The girls – all aged 6 and younger – had allegedly been left unattended by their parents when their homes went up in flames.

When The Mercury visited the scene of the first blaze in Fannin Road, Wyebank, on Sunday a group of men were standing huddled around a pile of scorched sheets of corrugated iron.

The scent of burning hung in the air and wisps of smoke swirled at their feet.

The men spoke in hushed tones. One was the grandfather of the three who died there – 6-year-old twins Snegugu and Snenhlanhla Mtolo, as well as their 3-year-old sister, Esihle.

“I don’t know what happened,” a distraught Simon Mtolo said.

Just hours before the fire, he was playing with his granddaughters.

“I was here last night, from about 9pm to 10pm. After that I went home. And then around 2.30am someone phoned me and said the place was on fire.”

The children’s mother was not home at the time and Mtolo did not know where she had gone.

A neighbour woke to the sound of the girls’ terrified screams for help.

He tried to rescue them but, Mtolo said, it appeared they had been locked inside.

Mtolo and his family are traumatised.

“This is not right,” he said.

The cause of the fire is not known.

At the scene of the second blaze – in Heysham Place, Westham, Phoenix – a blackened baby bottle stood alongside a stroller at the entrance to a small block of rooms that had gone up in flames.

The heat of the fire could still be felt in the corridors leading to the room where 8-month-old Nikita Lembethe and her 5-year-old sister – Sju – were sleeping at the time.

The room was gutted.

The parents could not be reached in Sunday.

Neighbour Tom Nobert, who lived in another room in the building, said he woke just before 2am to the sound of the fire tearing through the building.

He lived on the ground floor and was able to run outside.

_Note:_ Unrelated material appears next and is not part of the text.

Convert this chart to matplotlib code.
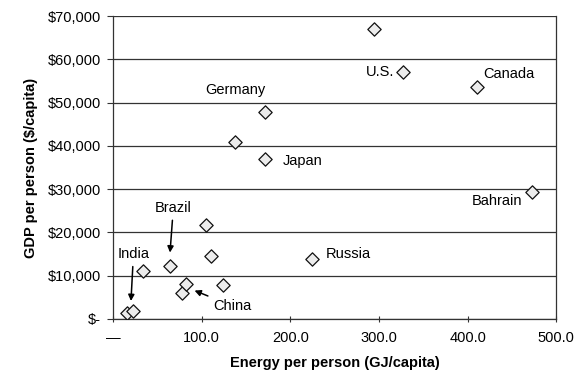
import matplotlib.pyplot as plt
from matplotlib.ticker import FuncFormatter

plt.rcParams['font.family'] = ['Liberation Sans', 'DejaVu Sans']

# energy use (GJ/capita) and GDP ($/capita) by country
energy = [16, 22, 34, 64, 78, 82, 105, 110, 124, 138, 171, 171, 224, 294, 327, 411, 473]
gdp = [1400, 1800, 11100, 12200, 6000, 8100, 21600, 14500, 7800, 41000, 47800, 36900,
       13800, 67000, 57100, 53700, 29300]

fig = plt.figure(figsize=(5.77, 3.73), dpi=100)
ax = fig.add_axes([0.196, 0.145, 0.768, 0.812])

ax.scatter(energy, gdp, marker='D', s=46, facecolor='#ececec', edgecolor='#111111',
           linewidth=0.9, zorder=3)

ax.set_xlim(0, 500)
ax.set_ylim(0, 70000)
ax.set_xticks([0, 100, 200, 300, 400, 500])
ax.set_yticks(range(0, 70001, 10000))
ax.xaxis.set_major_formatter(FuncFormatter(lambda v, p: '\u2014' if v == 0 else f'{v:.1f}'))
ax.yaxis.set_major_formatter(FuncFormatter(lambda v, p: '$-' if v == 0 else f'${v:,.0f}'))
ax.tick_params(axis='x', direction='inout', length=5, labelsize=10.5, pad=6, color='#333333')
ax.tick_params(axis='y', direction='out', length=4, labelsize=10.5, pad=5, color='#333333')

ax.grid(axis='y', color='#333333', linewidth=0.9)
ax.spines['top'].set_visible(False)
for side in ['left', 'right', 'bottom']:
    ax.spines[side].set_color('#333333')
    ax.spines[side].set_linewidth(0.9)

ax.set_xlabel('Energy per person (GJ/capita)', fontsize=10.5, fontweight='bold', labelpad=8)
ax.set_ylabel('GDP per person ($/capita)', fontsize=10.5, fontweight='bold', labelpad=7)

# country labels
fs = 10.5
ax.text(138, 52800, 'Germany', fontsize=fs, ha='center', va='center')
ax.text(191, 36500, 'Japan', fontsize=fs, ha='left', va='center')
ax.text(317, 57000, 'U.S.', fontsize=fs, ha='right', va='center')
ax.text(418, 56600, 'Canada', fontsize=fs, ha='left', va='center')
ax.text(462, 27200, 'Bahrain', fontsize=fs, ha='right', va='center')
ax.text(240, 15000, 'Russia', fontsize=fs, ha='left', va='center')

arrow = dict(arrowstyle='-|>', color='black', lw=1.1, mutation_scale=9)
ax.annotate('Brazil', xy=(64, 14700), xytext=(68, 25700), fontsize=fs,
            ha='center', va='center', arrowprops=arrow)
ax.annotate('India', xy=(20, 3500), xytext=(23, 15000), fontsize=fs,
            ha='center', va='center', arrowprops=arrow)
ax.annotate('China', xy=(89, 6800), xytext=(113, 3000), fontsize=fs,
            ha='left', va='center', arrowprops=arrow)

fig.savefig('out.png', dpi=100)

But a woman on the second floor had had to jump out of the window and on to a mattress someone had dragged out, he said.

She broke her leg in the jump.

Nobert said they tried to help the children but they could not get into the room they were in.

They had to wait for the firefighters and by the time they arrived, the children were dead.

It is believed they too had been locked in.

Nobert said the girls’ parents were not at home at the time of the fire.

“The youngest couldn’t even sit on her own,” he said.

It is believed the fire started after a burning candle fell over.

KwaZulu-Natal Emergency Medical Services and SAPS Search and Rescue were on the scene on Sunday.

Police spokesperson Captain Nqobile Gwala said inquest dockets were being prepared.